User-defined syntax will discussed in apocalypse 18, if not sooner.
Unary ^
Unary ^ is now reserved for hyper operators. Note that it works on assignment operators as well:
@a ^+= 1; # increment all elements of @a
Unary ?
Reserved for future use.
Binary ?
Reserved for future use.
Binary ~
This is now the bitwise XOR operator. Recall that unary
~ (1's complement) is simply an XOR with a value containing all 1
bits.
Binary ~~
This is a logical XOR operator. It's a high precedence version of the
low precedence xor operator.
User defined operators
The declaration syntax of user-defined operators is still up for grabs,
but we can say a few things about it.

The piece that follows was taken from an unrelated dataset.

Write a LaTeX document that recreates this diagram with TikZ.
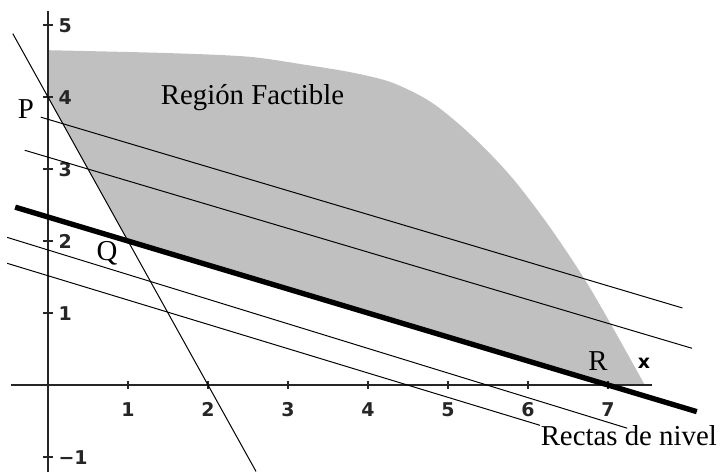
\documentclass[tikz,border=0pt]{standalone}
\usepackage{fontspec}
\setmainfont{Liberation Serif}
\newfontfamily\ticksfont{DejaVu Sans}
\definecolor{regiongray}{RGB}{192,192,192}
\tikzset{
  lbl/.style={font=\fontsize{20.5}{24}\selectfont, inner sep=0pt, anchor=base},
  ticklbl/.style={font=\ticksfont\bfseries\fontsize{13.5}{16}\selectfont, inner sep=0pt},
  eje/.style={line width=0.8pt, black!85},
  nivel/.style={line width=0.7pt},
  optima/.style={line width=3.8pt},
}

\begin{document}
\begin{tikzpicture}[x=2cm,y=1.8cm]
			\useasboundingbox (-0.6,-1.2083) rectangle (8.475,5.3472);
			% region factible
			\fill[regiongray] (0,4) -- plot[smooth] coordinates {(0,4.65) (1.5,4.61) (2.5,4.56) (3.2,4.45) (3.8,4.34) (4.3,4.2) (4.8,3.92) (5.3,3.46) (5.8,2.88) (6.3,2.15) (6.8,1.3) (7.46,0)} -- (7,0) -- (1,2) -- cycle;
			% ejes
			\draw[eje] (-0.46,0) -- (7.55,0);
			\draw[eje] (0,-1.21) -- (0,5.2);
			\draw[eje] (1,0.056) -- (1,-0.056) node[ticklbl, anchor=base] (lx1) at (1,-0.444) {1};
			\draw[eje] (2,0.056) -- (2,-0.056) node[ticklbl, anchor=base] (lx2) at (2,-0.444) {2};
			\draw[eje] (3,0.056) -- (3,-0.056) node[ticklbl, anchor=base] (lx3) at (3,-0.444) {3};
			\draw[eje] (4,0.056) -- (4,-0.056) node[ticklbl, anchor=base] (lx4) at (4,-0.444) {4};
			\draw[eje] (5,0.056) -- (5,-0.056) node[ticklbl, anchor=base] (lx5) at (5,-0.444) {5};
			\draw[eje] (6,0.056) -- (6,-0.056) node[ticklbl, anchor=base] (lx6) at (6,-0.444) {6};
			\draw[eje] (7,0.056) -- (7,-0.056) node[ticklbl, anchor=base] (lx7) at (7,-0.444) {7};
			\draw[eje] (-0.0625,-1) -- (0.0625,-1) node[ticklbl, anchor=base west] (lym1) at (0.125,-1.1) {−1};
			\draw[eje] (-0.0625,1) -- (0.0625,1) node[ticklbl, anchor=base west] (ly1) at (0.125,0.9) {1};
			\draw[eje] (-0.0625,2) -- (0.0625,2) node[ticklbl, anchor=base west] (ly2) at (0.125,1.9) {2};
			\draw[eje] (-0.0625,3) -- (0.0625,3) node[ticklbl, anchor=base west] (ly3) at (0.125,2.9) {3};
			\draw[eje] (-0.0625,4) -- (0.0625,4) node[ticklbl, anchor=base west] (ly4) at (0.125,3.9) {4};
			\draw[eje] (-0.0625,5) -- (0.0625,5) node[ticklbl, anchor=base west] (ly5) at (0.125,4.9) {5};
			\node[ticklbl, anchor=base] (ejex) at (7.45,0.236) {x};
			% restriccion
			\draw[nivel] (-0.44,4.88) -- (2.6,-1.2);
			% rectas de nivel
			\draw[nivel] (-0.09,3.72) -- (7.93,1.07);
			\draw[nivel] (-0.29,3.26) -- (8.05,0.51);
			\draw[optima] (-0.41,2.47) -- (8.11,-0.37);
			\draw[nivel] (-0.51,2.05) -- (7.24,-0.6);
			\draw[nivel] (-0.51,1.69) -- (6.15,-0.56);
			% vertices
			\node[lbl] (P) at (-0.275,3.708) {P};
			\node[lbl] (Q) at (0.7375,1.736) {Q};
			\node[lbl] (R) at (6.875,0.208) {R};
			\node[lbl] (region) at (2.556,3.889) {Región Factible};
			\node[lbl] (rectas) at (7.26,-0.847) {Rectas de nivel};
		\end{tikzpicture}
\end{document}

First, we can differentiate
unary from binary declarations simply by the number of arguments.
(Declaration of a return type may also be useful for disambiguating
subsequent parsing. One place it won't be needed is for operators wanting
to know whether they should behave as hyperoperators. The pressure to
do that is relieved by the explicit ^ hypermarker.)
We also need to think how these operator definitions relate to overloading. We can treat an operator as a method on the first object, but sometimes it's the second object that should control the action. (Or with multimethod dispatch, both objects.) These will have to be thrashed out under ordinary method dispatch policy. The important thing is to realize that an operator is just a funny looking method call. When you say:
$man bites $dog
The infrastruture will need to untangle whether the man is biting the
dog or the dog is getting bitten by the man. The actual biting could
be implement in either the Man class or the Dog class, or even
somewhere else, in the case of multimethods.
Unicode operators
Rather than using longer and longer strings of ASCII characters to represent user-defined operators, it will be much more readable to allow the (judicious) use of Unicode operators.
In the short term, we won't see much of this. As screen resolutions increase over the next 20 years, we'll all become much more comfortable with the richer symbol set. I see no reason (other than fear of obfuscation (and fear of fear of obfuscation))) why Unicode operators should not be allowed.
Note that, unlike APL, we won't be hardware dependent, in the sense that any Perl implementation will always be able to parse Unicode, even if you can't display it very well. (But note that Vim 6.0 just came out with Unicode support.)
Precedence
We will at least unify the precedence levels of the equality and
relational operators. Other unifications are possible. For instance,
the not logical operator could be combined with list operators in
precedence. There's only so much simplification that you can do,
however, since you can't mix right association with left association.
By and large, the precedence table will be what you expect, if you
expect it to remain largely the same.
And that still goes for Perl 6 in general. We talk a lot here about what we're changing, but there's a lot more that we're not changing. Perl 5 does a lot of things right, and we're not terribly interested in ``fixing'' that.